## Input records:
______________________________

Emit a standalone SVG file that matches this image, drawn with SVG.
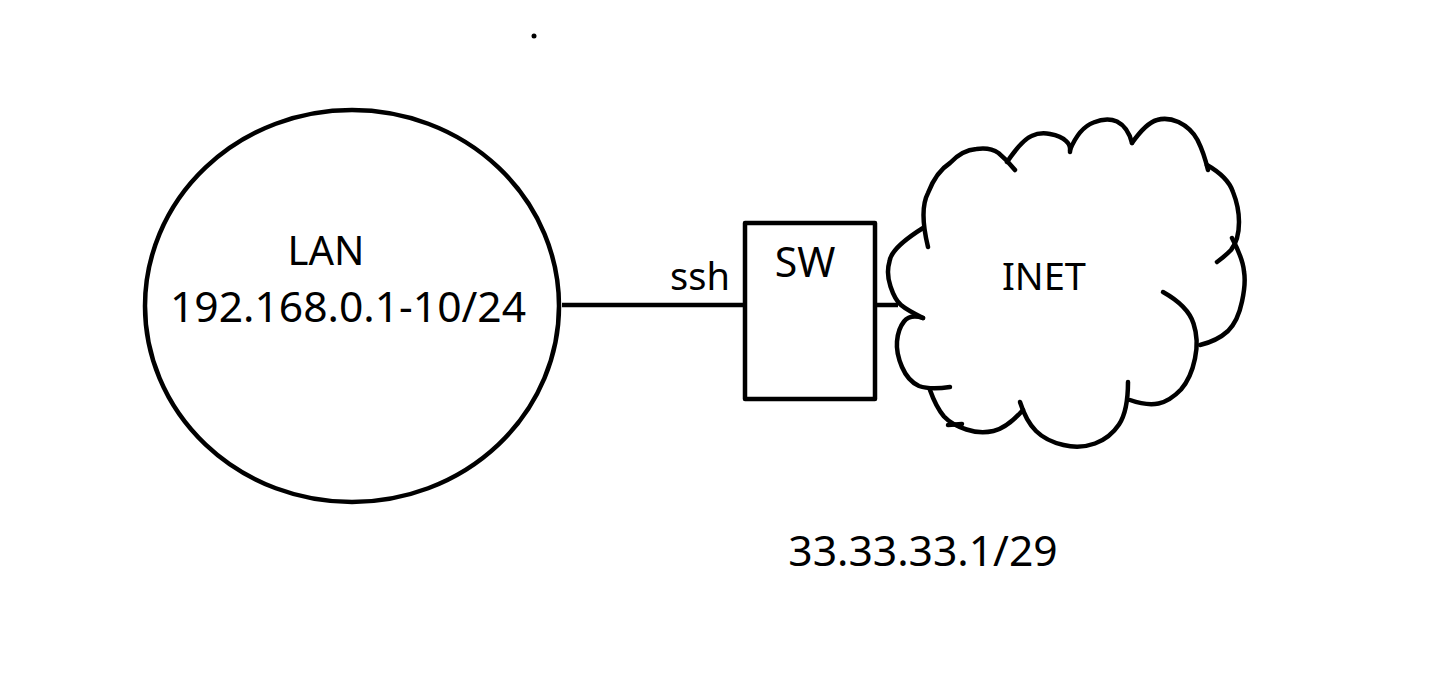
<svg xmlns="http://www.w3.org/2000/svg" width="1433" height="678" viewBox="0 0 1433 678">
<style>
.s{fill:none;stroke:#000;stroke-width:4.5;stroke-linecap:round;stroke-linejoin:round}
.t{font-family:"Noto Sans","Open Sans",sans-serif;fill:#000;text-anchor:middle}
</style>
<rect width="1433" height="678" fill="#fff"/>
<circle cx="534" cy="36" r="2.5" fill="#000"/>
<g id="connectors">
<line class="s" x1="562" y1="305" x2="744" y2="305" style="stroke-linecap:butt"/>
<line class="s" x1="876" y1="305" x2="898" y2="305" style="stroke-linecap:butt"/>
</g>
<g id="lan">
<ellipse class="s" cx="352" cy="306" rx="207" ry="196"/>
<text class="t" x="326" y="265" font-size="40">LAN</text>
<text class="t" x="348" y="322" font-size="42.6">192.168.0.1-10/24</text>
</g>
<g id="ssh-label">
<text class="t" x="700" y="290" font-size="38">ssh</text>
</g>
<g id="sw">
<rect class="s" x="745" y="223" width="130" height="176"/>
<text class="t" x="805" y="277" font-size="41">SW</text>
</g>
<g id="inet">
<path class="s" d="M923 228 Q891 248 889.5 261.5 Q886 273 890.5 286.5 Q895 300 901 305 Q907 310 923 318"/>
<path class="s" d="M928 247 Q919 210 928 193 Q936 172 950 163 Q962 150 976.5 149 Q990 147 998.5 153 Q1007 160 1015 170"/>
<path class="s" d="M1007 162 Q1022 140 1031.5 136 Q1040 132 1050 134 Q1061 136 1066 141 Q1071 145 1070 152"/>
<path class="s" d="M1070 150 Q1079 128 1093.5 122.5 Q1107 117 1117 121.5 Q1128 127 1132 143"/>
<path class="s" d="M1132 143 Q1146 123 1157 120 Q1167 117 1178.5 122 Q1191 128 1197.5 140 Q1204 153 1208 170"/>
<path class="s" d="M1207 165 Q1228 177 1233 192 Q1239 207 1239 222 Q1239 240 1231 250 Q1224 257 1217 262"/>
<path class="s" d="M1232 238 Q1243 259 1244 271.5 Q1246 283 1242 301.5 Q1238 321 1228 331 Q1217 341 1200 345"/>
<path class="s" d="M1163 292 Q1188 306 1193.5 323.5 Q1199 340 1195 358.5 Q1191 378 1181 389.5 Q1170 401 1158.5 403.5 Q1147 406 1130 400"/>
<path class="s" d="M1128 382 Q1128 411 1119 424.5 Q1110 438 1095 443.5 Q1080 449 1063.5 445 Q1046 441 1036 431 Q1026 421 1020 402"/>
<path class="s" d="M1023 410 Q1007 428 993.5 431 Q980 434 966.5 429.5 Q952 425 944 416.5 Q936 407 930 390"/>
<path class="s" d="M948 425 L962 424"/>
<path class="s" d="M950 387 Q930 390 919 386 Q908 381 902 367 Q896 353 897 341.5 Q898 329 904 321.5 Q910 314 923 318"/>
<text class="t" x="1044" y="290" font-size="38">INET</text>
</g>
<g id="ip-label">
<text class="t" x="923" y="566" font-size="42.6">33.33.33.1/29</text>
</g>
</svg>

______________________________

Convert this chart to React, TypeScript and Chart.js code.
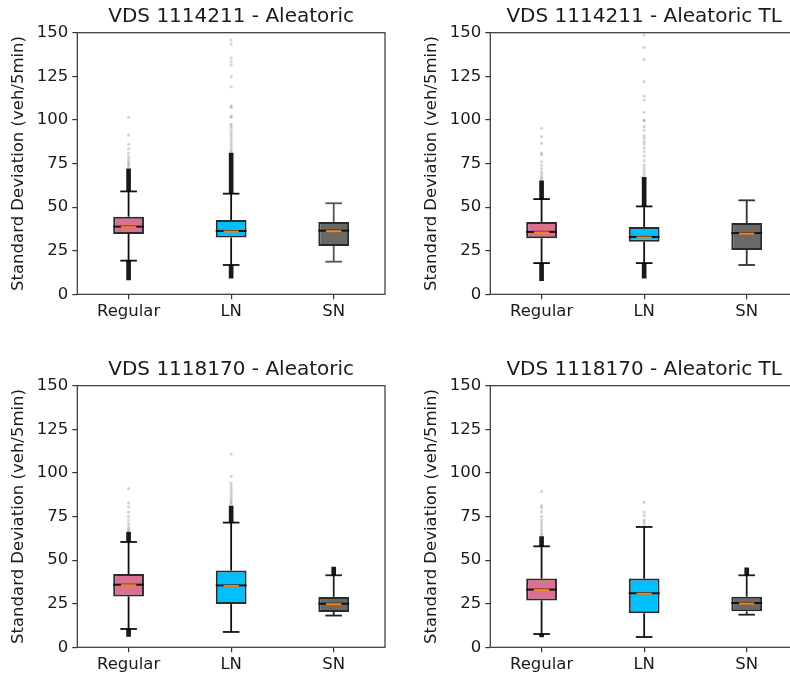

______________________________

## Set problem:
Return each line among the entries that holds the word "this".

## Complete response:
Emit a standalone SVG file that matches this image, drawn with SVG.
Convert this chart to React, TypeScript and Chart.js code.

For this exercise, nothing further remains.